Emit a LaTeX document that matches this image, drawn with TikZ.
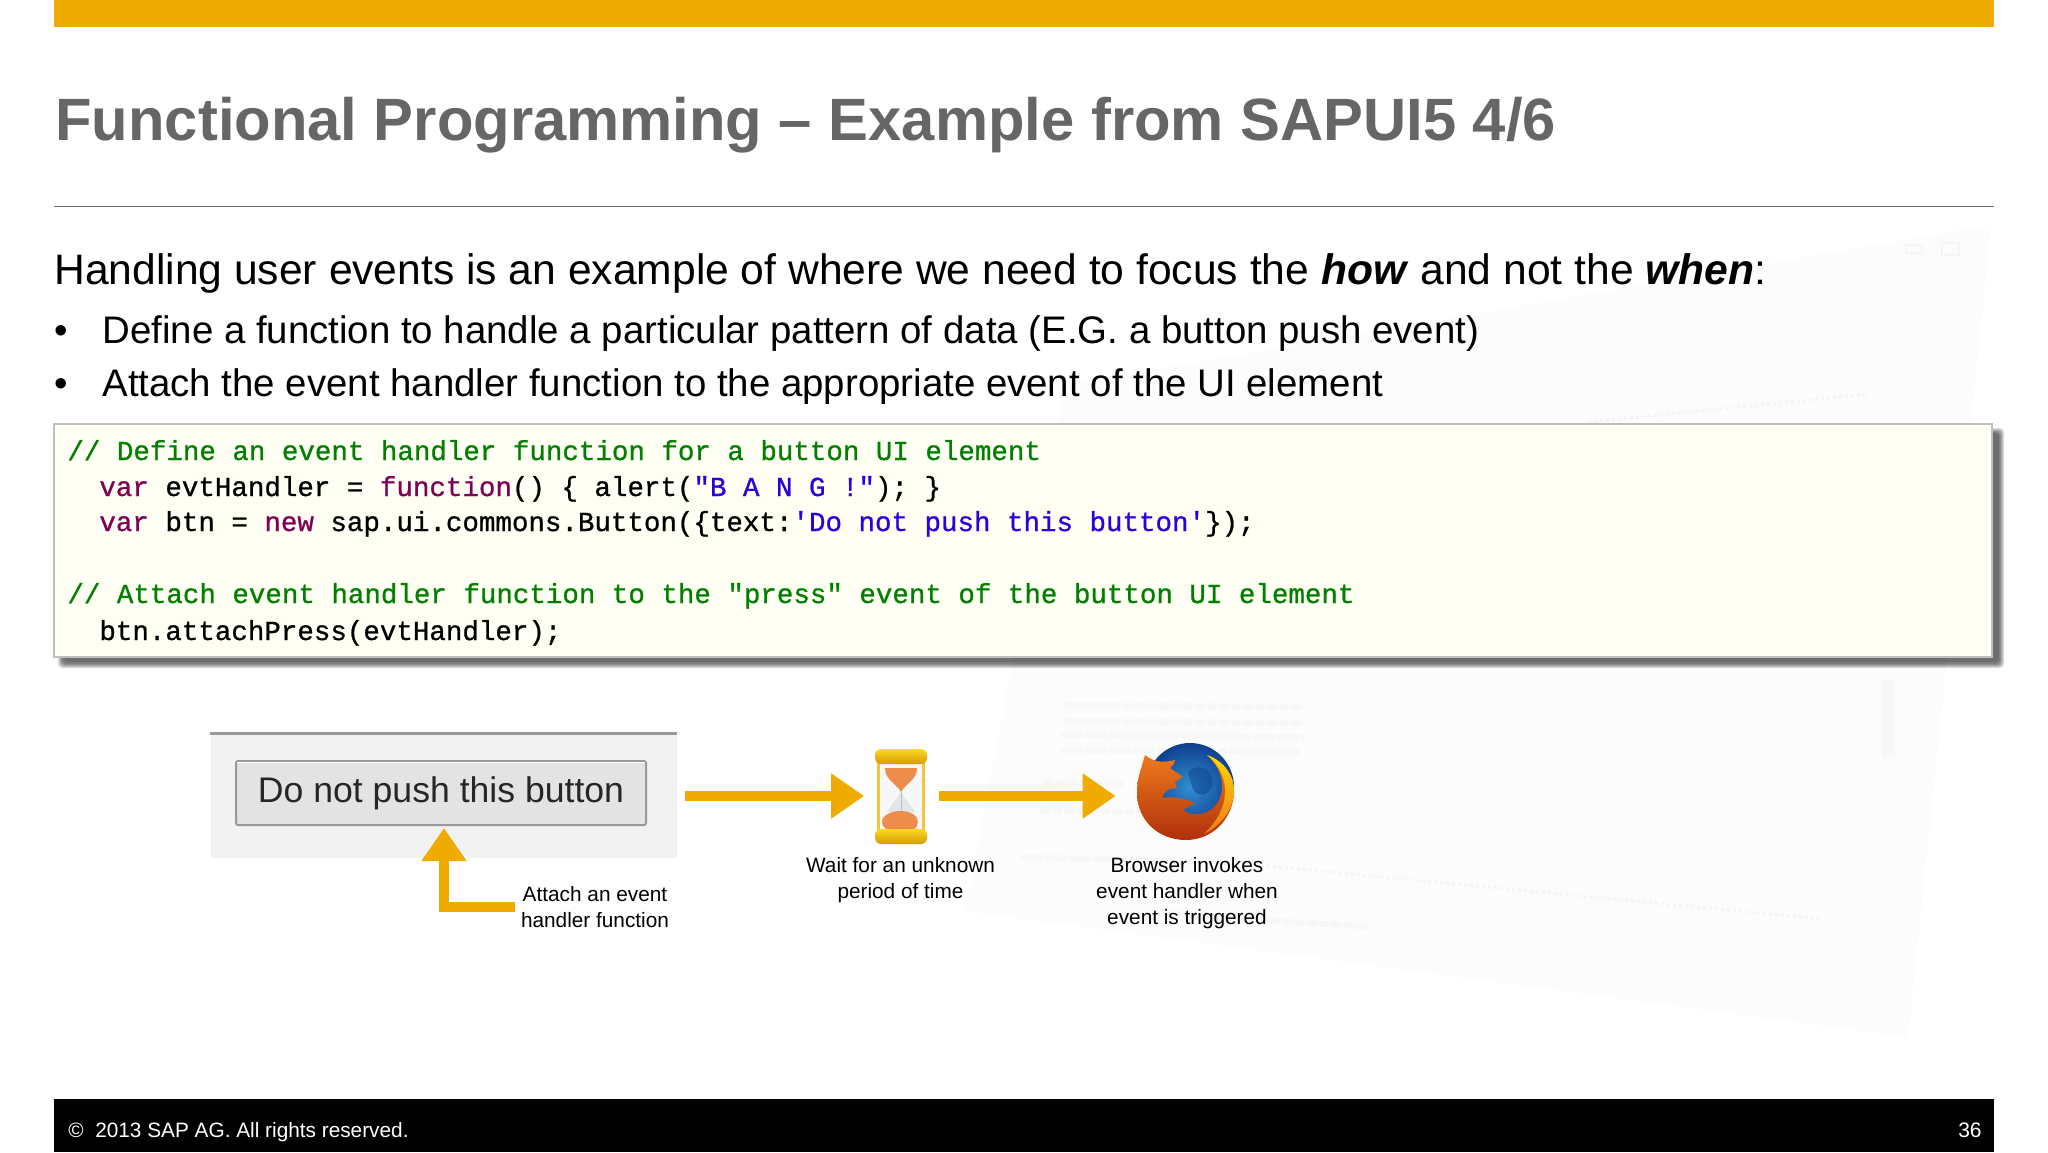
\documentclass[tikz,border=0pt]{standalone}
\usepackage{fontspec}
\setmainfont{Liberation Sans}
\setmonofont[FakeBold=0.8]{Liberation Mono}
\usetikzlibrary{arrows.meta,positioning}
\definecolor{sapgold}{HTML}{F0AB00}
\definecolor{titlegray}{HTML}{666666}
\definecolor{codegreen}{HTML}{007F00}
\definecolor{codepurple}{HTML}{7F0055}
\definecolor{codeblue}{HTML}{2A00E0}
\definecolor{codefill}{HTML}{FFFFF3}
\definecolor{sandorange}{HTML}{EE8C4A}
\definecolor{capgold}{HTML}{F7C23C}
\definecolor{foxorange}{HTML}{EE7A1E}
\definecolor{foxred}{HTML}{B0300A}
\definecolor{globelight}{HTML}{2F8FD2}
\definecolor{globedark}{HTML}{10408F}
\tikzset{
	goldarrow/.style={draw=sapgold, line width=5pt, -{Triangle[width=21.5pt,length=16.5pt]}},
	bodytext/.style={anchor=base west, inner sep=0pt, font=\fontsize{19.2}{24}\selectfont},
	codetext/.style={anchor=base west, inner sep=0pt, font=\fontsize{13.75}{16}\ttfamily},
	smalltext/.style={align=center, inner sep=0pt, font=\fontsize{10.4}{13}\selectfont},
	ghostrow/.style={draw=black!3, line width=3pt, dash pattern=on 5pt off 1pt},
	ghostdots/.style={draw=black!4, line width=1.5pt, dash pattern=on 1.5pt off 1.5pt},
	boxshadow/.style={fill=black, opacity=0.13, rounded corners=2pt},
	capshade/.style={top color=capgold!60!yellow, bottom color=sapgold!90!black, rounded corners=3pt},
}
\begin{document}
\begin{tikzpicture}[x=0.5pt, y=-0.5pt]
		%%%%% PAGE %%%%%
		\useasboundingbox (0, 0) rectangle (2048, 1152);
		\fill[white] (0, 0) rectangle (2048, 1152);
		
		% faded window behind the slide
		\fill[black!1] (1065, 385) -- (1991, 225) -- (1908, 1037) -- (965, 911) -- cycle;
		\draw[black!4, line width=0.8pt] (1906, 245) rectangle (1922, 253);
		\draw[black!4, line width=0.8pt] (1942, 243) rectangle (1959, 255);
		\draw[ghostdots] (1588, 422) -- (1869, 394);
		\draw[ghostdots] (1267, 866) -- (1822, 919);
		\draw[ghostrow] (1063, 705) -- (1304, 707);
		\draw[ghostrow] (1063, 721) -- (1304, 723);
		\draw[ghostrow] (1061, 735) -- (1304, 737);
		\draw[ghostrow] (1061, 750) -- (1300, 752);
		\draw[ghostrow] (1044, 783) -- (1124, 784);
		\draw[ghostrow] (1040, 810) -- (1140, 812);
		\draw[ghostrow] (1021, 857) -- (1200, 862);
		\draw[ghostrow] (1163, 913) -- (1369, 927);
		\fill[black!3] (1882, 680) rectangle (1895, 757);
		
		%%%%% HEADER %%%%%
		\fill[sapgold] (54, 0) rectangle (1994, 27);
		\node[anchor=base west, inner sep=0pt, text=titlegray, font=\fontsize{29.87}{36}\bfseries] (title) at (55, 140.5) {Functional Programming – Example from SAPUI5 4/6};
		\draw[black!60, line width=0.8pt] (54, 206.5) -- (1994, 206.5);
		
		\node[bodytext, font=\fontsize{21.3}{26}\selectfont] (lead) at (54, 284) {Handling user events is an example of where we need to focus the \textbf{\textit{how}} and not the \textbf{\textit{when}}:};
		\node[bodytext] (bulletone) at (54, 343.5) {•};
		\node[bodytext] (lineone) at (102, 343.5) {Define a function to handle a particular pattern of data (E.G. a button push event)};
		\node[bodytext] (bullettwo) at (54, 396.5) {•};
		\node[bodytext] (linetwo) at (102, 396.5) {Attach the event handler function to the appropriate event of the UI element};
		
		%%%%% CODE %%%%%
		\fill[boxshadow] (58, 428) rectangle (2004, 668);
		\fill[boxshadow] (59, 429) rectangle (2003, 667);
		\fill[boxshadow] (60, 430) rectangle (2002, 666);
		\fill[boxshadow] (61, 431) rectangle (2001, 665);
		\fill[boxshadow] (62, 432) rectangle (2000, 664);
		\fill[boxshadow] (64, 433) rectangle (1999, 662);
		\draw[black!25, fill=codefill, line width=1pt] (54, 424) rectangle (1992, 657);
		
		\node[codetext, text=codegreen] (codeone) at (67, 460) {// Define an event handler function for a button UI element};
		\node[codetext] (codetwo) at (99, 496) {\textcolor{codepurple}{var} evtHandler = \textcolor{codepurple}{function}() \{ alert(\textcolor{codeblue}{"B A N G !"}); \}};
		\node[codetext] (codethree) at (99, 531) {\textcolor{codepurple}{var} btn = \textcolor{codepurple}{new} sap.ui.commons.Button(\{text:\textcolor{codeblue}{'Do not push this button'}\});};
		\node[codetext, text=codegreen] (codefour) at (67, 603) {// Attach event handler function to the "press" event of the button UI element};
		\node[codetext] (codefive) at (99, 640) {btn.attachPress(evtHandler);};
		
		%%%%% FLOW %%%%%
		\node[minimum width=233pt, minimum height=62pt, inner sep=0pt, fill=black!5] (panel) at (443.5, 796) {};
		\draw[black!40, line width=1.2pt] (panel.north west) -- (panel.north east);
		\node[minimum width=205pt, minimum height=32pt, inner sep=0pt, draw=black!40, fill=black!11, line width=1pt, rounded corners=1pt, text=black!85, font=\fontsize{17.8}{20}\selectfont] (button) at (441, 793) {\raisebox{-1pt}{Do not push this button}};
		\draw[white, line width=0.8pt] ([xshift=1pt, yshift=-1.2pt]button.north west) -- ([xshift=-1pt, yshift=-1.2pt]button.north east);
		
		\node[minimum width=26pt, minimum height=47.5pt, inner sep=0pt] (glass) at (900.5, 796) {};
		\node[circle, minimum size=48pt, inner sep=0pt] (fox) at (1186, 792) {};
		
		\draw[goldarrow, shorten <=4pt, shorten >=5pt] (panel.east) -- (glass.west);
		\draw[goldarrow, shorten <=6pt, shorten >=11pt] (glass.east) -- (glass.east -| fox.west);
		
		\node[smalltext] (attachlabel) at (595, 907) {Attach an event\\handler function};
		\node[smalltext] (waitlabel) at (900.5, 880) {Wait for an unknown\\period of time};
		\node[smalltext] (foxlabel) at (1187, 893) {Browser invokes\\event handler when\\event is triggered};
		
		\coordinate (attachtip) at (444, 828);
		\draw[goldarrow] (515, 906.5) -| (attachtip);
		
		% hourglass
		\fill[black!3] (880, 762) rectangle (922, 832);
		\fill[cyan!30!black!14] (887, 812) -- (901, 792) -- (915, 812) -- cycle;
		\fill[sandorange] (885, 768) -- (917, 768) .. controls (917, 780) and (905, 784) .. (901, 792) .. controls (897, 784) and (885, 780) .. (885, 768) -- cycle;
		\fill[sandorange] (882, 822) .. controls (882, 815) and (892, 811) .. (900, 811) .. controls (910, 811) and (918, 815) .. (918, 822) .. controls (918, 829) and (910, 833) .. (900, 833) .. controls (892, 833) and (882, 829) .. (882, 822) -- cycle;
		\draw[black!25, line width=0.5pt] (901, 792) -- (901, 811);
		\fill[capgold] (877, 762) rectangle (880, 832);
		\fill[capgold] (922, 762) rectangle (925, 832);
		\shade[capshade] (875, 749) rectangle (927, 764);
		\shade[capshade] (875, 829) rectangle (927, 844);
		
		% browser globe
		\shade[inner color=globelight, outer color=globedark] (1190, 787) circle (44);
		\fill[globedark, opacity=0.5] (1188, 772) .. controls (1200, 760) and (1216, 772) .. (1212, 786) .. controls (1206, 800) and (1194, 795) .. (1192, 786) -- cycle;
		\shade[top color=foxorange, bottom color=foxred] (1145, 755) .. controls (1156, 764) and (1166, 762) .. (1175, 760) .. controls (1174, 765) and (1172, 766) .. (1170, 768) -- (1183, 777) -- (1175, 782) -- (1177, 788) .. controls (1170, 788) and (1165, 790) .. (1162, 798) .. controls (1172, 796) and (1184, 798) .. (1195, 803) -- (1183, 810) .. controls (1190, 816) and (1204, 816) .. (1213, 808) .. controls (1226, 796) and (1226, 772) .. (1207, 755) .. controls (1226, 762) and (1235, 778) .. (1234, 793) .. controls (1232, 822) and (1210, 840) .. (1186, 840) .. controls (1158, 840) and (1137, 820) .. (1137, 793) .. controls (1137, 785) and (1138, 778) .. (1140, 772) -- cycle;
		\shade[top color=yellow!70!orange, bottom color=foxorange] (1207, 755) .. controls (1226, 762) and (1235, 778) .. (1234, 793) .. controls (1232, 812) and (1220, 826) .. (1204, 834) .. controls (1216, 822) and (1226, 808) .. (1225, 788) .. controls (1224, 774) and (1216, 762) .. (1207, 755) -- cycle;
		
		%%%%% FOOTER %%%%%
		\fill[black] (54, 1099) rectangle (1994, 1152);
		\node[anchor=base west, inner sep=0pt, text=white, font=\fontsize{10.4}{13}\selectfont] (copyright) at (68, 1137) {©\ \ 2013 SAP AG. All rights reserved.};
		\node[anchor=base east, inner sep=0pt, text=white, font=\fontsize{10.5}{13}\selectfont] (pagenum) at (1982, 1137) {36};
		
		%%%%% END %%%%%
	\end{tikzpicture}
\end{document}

CHALLENGE: Scan the material above. Copy each line that holds the word "this".

ANSWER IN FULL:
Emit a LaTeX document that matches this image, drawn with TikZ.
		\node[codetext] (codethree) at (99, 531) {\textcolor{codepurple}{var} btn = \textcolor{codepurple}{new} sap.ui.commons.Button(\{text:\textcolor{codeblue}{'Do not push this button'}\});};
		\node[minimum width=205pt, minimum height=32pt, inner sep=0pt, draw=black!40, fill=black!11, line width=1pt, rounded corners=1pt, text=black!85, font=\fontsize{17.8}{20}\selectfont] (button) at (441, 793) {\raisebox{-1pt}{Do not push this button}};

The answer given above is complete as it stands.